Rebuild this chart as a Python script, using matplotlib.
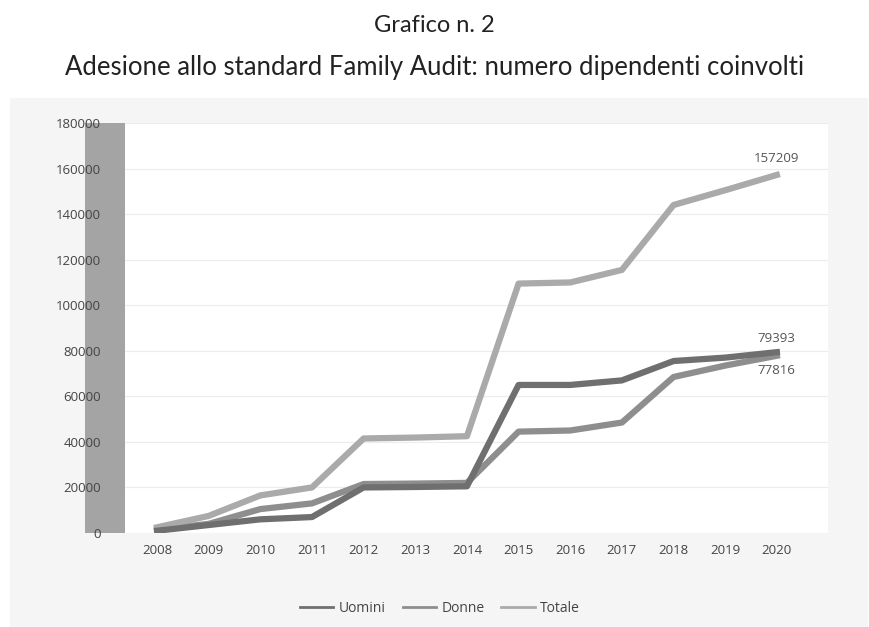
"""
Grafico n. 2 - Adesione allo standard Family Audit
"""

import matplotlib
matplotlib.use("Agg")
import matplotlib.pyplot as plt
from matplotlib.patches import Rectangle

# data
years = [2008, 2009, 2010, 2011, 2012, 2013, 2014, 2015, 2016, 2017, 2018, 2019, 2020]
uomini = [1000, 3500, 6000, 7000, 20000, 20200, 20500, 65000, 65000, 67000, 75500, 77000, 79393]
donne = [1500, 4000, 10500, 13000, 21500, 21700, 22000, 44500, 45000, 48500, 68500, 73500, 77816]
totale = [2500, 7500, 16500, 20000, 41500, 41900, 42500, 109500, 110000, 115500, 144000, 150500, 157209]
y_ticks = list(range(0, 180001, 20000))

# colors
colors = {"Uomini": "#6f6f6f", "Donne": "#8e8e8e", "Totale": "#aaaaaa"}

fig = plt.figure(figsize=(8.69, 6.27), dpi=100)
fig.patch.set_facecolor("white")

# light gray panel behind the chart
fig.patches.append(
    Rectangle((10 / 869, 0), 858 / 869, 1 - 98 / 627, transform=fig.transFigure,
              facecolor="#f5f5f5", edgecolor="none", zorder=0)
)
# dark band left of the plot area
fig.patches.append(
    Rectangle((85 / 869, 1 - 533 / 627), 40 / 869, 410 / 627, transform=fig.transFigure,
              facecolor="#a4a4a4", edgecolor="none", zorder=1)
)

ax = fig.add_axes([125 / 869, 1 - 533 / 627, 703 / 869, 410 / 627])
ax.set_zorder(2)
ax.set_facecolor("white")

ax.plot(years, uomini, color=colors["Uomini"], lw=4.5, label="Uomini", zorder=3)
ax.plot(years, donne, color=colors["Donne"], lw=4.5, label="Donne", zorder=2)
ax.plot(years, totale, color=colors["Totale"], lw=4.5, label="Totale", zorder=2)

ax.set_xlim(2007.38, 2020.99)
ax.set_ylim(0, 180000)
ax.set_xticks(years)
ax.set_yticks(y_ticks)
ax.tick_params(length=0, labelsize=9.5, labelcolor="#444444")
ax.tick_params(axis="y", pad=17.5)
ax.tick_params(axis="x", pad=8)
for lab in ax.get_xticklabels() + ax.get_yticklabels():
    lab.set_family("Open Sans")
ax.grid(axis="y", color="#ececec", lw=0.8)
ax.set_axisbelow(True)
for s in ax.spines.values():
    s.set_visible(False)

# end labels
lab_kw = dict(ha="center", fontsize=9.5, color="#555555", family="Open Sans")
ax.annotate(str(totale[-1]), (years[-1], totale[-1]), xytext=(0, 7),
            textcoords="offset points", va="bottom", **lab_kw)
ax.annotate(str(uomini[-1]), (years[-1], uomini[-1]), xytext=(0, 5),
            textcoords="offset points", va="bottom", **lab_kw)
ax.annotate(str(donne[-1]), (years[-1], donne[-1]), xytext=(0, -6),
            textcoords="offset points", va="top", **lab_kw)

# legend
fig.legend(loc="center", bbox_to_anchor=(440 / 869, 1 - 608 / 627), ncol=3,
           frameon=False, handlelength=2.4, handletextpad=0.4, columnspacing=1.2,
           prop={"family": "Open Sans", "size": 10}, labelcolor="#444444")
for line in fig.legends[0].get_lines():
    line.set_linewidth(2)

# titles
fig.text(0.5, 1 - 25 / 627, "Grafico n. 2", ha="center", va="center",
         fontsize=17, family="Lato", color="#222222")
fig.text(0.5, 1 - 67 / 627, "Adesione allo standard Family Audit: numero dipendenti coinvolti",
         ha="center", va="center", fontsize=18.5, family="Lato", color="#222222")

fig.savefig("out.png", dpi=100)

_Written task_
Return each line from the material above exactly, but not the pictures.

_Response_
Rebuild this chart as a Python script, using matplotlib.
"""
Grafico n. 2 - Adesione allo standard Family Audit
"""

import matplotlib
matplotlib.use("Agg")
import matplotlib.pyplot as plt
from matplotlib.patches import Rectangle

# data
years = [2008, 2009, 2010, 2011, 2012, 2013, 2014, 2015, 2016, 2017, 2018, 2019, 2020]
uomini = [1000, 3500, 6000, 7000, 20000, 20200, 20500, 65000, 65000, 67000, 75500, 77000, 79393]
donne = [1500, 4000, 10500, 13000, 21500, 21700, 22000, 44500, 45000, 48500, 68500, 73500, 77816]
totale = [2500, 7500, 16500, 20000, 41500, 41900, 42500, 109500, 110000, 115500, 144000, 150500, 157209]
y_ticks = list(range(0, 180001, 20000))

# colors
colors = {"Uomini": "#6f6f6f", "Donne": "#8e8e8e", "Totale": "#aaaaaa"}

fig = plt.figure(figsize=(8.69, 6.27), dpi=100)
fig.patch.set_facecolor("white")

# light gray panel behind the chart
fig.patches.append(
    Rectangle((10 / 869, 0), 858 / 869, 1 - 98 / 627, transform=fig.transFigure,
              facecolor="#f5f5f5", edgecolor="none", zorder=0)
)
# dark band left of the plot area
fig.patches.append(
    Rectangle((85 / 869, 1 - 533 / 627), 40 / 869, 410 / 627, transform=fig.transFigure,
              facecolor="#a4a4a4", edgecolor="none", zorder=1)
)

ax = fig.add_axes([125 / 869, 1 - 533 / 627, 703 / 869, 410 / 627])
ax.set_zorder(2)
ax.set_facecolor("white")

ax.plot(years, uomini, color=colors["Uomini"], lw=4.5, label="Uomini", zorder=3)
ax.plot(years, donne, color=colors["Donne"], lw=4.5, label="Donne", zorder=2)
ax.plot(years, totale, color=colors["Totale"], lw=4.5, label="Totale", zorder=2)

ax.set_xlim(2007.38, 2020.99)
ax.set_ylim(0, 180000)
ax.set_xticks(years)
ax.set_yticks(y_ticks)
ax.tick_params(length=0, labelsize=9.5, labelcolor="#444444")
ax.tick_params(axis="y", pad=17.5)
ax.tick_params(axis="x", pad=8)
for lab in ax.get_xticklabels() + ax.get_yticklabels():
    lab.set_family("Open Sans")
ax.grid(axis="y", color="#ececec", lw=0.8)
ax.set_axisbelow(True)
for s in ax.spines.values():
    s.set_visible(False)

# end labels
lab_kw = dict(ha="center", fontsize=9.5, color="#555555", family="Open Sans")
ax.annotate(str(totale[-1]), (years[-1], totale[-1]), xytext=(0, 7),
            textcoords="offset points", va="bottom", **lab_kw)
ax.annotate(str(uomini[-1]), (years[-1], uomini[-1]), xytext=(0, 5),
            textcoords="offset points", va="bottom", **lab_kw)
ax.annotate(str(donne[-1]), (years[-1], donne[-1]), xytext=(0, -6),
            textcoords="offset points", va="top", **lab_kw)

# legend
fig.legend(loc="center", bbox_to_anchor=(440 / 869, 1 - 608 / 627), ncol=3,
           frameon=False, handlelength=2.4, handletextpad=0.4, columnspacing=1.2,
           prop={"family": "Open Sans", "size": 10}, labelcolor="#444444")
for line in fig.legends[0].get_lines():
    line.set_linewidth(2)

# titles
fig.text(0.5, 1 - 25 / 627, "Grafico n. 2", ha="center", va="center",
         fontsize=17, family="Lato", color="#222222")
fig.text(0.5, 1 - 67 / 627, "Adesione allo standard Family Audit: numero dipendenti coinvolti",
         ha="center", va="center", fontsize=18.5, family="Lato", color="#222222")

fig.savefig("out.png", dpi=100)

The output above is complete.